PROVIDED RECORDS:

+-------+

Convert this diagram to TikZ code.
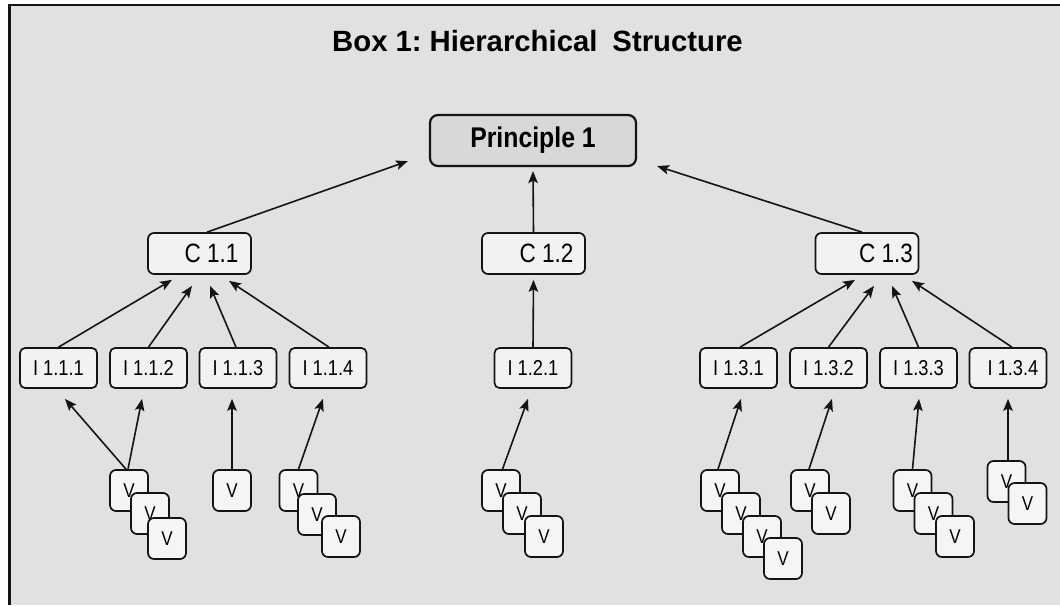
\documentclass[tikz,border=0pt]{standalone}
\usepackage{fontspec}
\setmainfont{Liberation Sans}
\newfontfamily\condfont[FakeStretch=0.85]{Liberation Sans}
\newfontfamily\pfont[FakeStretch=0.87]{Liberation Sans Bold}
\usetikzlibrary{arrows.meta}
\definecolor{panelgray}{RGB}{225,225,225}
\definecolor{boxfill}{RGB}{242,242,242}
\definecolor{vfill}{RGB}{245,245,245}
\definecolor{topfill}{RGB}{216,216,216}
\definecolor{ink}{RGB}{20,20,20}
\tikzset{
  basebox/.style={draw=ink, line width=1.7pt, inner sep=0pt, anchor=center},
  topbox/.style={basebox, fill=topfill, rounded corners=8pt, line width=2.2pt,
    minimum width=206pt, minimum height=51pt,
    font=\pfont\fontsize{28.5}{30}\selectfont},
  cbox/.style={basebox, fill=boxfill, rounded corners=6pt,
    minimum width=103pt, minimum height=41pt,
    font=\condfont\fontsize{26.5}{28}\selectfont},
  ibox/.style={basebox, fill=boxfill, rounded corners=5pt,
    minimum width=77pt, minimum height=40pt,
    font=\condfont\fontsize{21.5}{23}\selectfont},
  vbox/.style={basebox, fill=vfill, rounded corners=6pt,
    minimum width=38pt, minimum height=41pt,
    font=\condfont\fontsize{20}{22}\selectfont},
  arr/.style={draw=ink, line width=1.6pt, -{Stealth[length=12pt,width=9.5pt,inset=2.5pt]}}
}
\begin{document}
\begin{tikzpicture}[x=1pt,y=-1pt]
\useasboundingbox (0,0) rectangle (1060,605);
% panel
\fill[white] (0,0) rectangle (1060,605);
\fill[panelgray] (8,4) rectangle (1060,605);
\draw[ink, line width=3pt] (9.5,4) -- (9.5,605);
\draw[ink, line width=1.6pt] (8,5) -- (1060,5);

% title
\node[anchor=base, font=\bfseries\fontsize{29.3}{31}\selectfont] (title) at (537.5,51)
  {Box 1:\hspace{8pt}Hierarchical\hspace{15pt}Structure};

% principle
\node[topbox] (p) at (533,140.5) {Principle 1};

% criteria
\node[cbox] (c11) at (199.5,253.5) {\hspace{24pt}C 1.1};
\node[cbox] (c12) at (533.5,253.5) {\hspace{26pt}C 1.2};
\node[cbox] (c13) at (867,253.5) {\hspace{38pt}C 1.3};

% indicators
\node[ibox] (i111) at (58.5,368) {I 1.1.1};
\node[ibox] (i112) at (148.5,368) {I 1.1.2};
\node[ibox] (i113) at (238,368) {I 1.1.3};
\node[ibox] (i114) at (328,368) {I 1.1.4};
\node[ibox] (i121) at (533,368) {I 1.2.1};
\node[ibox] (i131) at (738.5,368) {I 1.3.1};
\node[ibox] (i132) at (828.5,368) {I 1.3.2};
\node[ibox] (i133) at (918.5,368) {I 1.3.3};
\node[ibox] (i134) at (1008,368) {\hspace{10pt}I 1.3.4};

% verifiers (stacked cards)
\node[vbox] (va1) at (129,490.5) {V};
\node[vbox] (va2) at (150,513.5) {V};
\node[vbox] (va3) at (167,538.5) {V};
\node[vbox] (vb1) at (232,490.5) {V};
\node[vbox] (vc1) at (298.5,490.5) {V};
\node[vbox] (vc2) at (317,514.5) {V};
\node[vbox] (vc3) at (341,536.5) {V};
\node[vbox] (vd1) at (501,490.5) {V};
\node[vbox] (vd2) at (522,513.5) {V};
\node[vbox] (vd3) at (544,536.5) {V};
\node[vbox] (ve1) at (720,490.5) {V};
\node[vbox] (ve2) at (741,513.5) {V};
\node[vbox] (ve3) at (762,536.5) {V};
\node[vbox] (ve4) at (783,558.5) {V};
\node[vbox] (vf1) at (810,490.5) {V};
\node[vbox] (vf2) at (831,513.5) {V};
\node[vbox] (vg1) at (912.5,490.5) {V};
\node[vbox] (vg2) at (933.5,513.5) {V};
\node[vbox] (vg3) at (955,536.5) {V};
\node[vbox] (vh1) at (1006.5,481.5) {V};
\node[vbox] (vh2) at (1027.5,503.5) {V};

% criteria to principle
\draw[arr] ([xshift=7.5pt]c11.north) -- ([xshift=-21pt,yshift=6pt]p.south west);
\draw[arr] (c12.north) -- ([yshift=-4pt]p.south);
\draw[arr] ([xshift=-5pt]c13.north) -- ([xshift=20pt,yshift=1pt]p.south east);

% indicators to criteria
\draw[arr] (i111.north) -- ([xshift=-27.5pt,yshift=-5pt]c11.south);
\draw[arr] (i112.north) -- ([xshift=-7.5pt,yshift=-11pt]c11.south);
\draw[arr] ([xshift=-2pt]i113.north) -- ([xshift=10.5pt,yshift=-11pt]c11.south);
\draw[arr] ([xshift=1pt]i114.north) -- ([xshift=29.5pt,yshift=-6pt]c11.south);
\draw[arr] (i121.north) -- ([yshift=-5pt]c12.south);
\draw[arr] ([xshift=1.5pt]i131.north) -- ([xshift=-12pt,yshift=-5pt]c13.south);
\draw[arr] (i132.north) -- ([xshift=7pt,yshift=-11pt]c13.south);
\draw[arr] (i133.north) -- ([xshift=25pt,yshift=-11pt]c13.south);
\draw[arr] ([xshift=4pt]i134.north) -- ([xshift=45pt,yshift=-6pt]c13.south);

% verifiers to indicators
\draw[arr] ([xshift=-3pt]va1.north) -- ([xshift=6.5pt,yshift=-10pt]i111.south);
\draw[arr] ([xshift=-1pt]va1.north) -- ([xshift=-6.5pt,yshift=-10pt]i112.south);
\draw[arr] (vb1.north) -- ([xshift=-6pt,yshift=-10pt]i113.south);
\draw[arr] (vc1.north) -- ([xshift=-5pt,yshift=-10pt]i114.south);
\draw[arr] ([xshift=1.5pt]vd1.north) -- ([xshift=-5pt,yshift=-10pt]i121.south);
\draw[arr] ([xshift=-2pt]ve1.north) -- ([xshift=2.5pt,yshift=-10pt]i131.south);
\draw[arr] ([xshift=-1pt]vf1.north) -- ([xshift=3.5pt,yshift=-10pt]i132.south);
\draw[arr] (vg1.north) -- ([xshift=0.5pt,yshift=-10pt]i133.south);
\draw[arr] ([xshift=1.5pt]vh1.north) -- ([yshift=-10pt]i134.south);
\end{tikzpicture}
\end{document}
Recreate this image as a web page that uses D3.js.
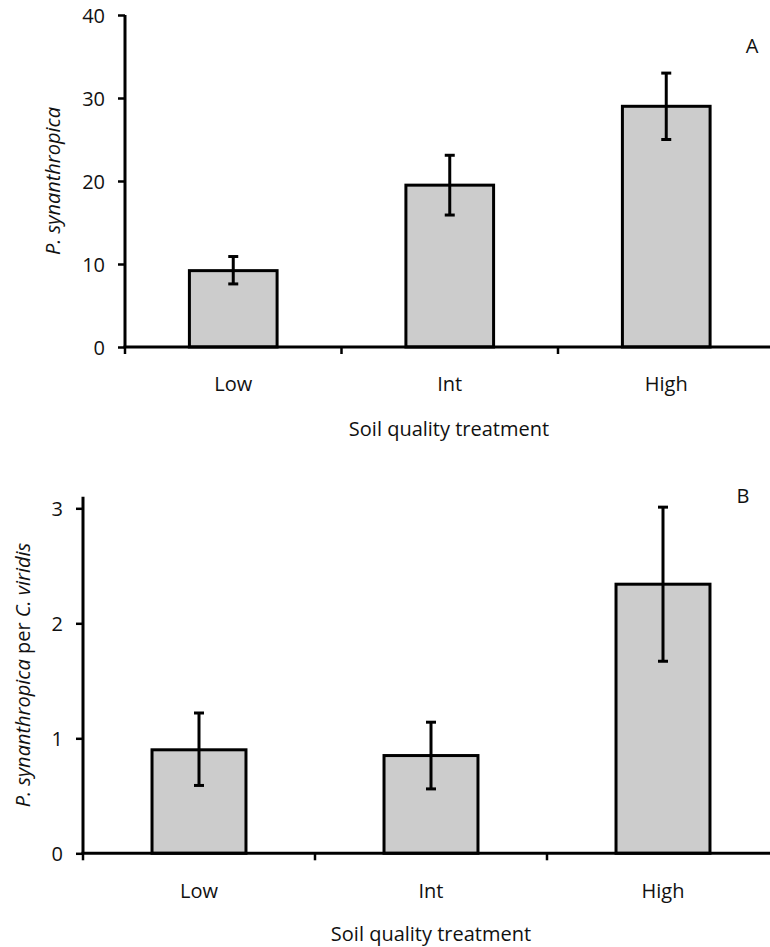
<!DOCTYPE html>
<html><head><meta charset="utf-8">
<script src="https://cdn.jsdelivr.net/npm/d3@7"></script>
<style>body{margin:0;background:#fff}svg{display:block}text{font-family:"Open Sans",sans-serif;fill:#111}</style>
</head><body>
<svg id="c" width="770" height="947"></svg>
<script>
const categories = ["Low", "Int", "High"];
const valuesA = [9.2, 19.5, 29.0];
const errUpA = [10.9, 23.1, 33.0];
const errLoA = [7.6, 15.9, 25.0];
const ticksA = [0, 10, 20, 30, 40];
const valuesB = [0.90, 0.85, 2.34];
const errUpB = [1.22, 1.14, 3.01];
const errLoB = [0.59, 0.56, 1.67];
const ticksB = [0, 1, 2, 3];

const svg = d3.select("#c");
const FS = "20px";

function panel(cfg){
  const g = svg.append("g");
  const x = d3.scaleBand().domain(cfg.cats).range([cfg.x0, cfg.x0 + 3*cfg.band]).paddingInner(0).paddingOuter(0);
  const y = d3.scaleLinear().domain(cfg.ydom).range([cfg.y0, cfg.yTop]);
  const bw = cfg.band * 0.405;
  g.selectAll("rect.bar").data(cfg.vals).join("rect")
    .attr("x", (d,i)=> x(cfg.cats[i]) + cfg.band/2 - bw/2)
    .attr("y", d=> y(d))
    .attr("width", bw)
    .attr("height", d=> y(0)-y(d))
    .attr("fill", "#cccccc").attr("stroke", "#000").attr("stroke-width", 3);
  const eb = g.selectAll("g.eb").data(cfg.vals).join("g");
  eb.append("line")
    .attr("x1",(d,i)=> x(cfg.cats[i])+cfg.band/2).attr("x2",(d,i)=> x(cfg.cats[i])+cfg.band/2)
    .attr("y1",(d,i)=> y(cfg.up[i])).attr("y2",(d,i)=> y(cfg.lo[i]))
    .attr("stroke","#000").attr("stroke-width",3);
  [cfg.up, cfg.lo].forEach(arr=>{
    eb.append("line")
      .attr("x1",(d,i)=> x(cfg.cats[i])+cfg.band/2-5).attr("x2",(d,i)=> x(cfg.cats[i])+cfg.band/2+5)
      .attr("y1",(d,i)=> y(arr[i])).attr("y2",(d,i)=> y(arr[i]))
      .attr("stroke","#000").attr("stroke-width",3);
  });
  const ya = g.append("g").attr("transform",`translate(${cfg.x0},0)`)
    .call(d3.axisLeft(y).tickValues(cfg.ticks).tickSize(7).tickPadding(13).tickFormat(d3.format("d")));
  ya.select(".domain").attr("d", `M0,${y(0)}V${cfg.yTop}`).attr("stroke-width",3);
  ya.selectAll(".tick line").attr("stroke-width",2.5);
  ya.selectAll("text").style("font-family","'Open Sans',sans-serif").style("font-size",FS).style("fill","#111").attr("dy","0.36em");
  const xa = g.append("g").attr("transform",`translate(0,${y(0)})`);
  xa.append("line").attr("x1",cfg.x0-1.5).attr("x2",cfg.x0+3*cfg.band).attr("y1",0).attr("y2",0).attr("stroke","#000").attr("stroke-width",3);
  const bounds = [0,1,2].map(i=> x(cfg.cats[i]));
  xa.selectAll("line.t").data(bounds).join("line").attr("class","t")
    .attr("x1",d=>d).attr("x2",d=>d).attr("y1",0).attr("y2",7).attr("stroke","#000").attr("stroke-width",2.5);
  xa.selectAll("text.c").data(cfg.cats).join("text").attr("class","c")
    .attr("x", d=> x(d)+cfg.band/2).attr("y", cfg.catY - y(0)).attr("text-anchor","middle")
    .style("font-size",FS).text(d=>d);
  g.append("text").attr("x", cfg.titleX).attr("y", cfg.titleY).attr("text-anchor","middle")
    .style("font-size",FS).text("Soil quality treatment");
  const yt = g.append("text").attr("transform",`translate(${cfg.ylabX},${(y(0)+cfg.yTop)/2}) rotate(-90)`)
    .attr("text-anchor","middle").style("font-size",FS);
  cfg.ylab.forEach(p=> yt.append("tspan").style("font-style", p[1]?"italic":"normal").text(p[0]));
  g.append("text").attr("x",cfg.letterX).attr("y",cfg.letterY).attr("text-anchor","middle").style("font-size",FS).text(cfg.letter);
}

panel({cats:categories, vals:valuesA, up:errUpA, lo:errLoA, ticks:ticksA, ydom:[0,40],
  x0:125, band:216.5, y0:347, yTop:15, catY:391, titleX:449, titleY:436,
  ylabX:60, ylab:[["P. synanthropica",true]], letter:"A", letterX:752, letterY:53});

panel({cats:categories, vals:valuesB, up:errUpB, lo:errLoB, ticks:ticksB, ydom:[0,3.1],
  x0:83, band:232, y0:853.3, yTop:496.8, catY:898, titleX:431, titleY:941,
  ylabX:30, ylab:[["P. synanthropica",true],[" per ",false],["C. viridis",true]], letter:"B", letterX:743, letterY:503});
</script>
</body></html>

+-------+

TO BE DONE: Retype exactly the lines from the one with "Recreate this image" through the one with "const ticksB = [0, 1, 2, 3];", both included, and nothing else; leave out the pictures.

CORRECT RESPONSE:
Recreate this image as a web page that uses D3.js.
<!DOCTYPE html>
<html><head><meta charset="utf-8">
<script src="https://cdn.jsdelivr.net/npm/d3@7"></script>
<style>body{margin:0;background:#fff}svg{display:block}text{font-family:"Open Sans",sans-serif;fill:#111}</style>
</head><body>
<svg id="c" width="770" height="947"></svg>
<script>
const categories = ["Low", "Int", "High"];
const valuesA = [9.2, 19.5, 29.0];
const errUpA = [10.9, 23.1, 33.0];
const errLoA = [7.6, 15.9, 25.0];
const ticksA = [0, 10, 20, 30, 40];
const valuesB = [0.90, 0.85, 2.34];
const errUpB = [1.22, 1.14, 3.01];
const errLoB = [0.59, 0.56, 1.67];
const ticksB = [0, 1, 2, 3];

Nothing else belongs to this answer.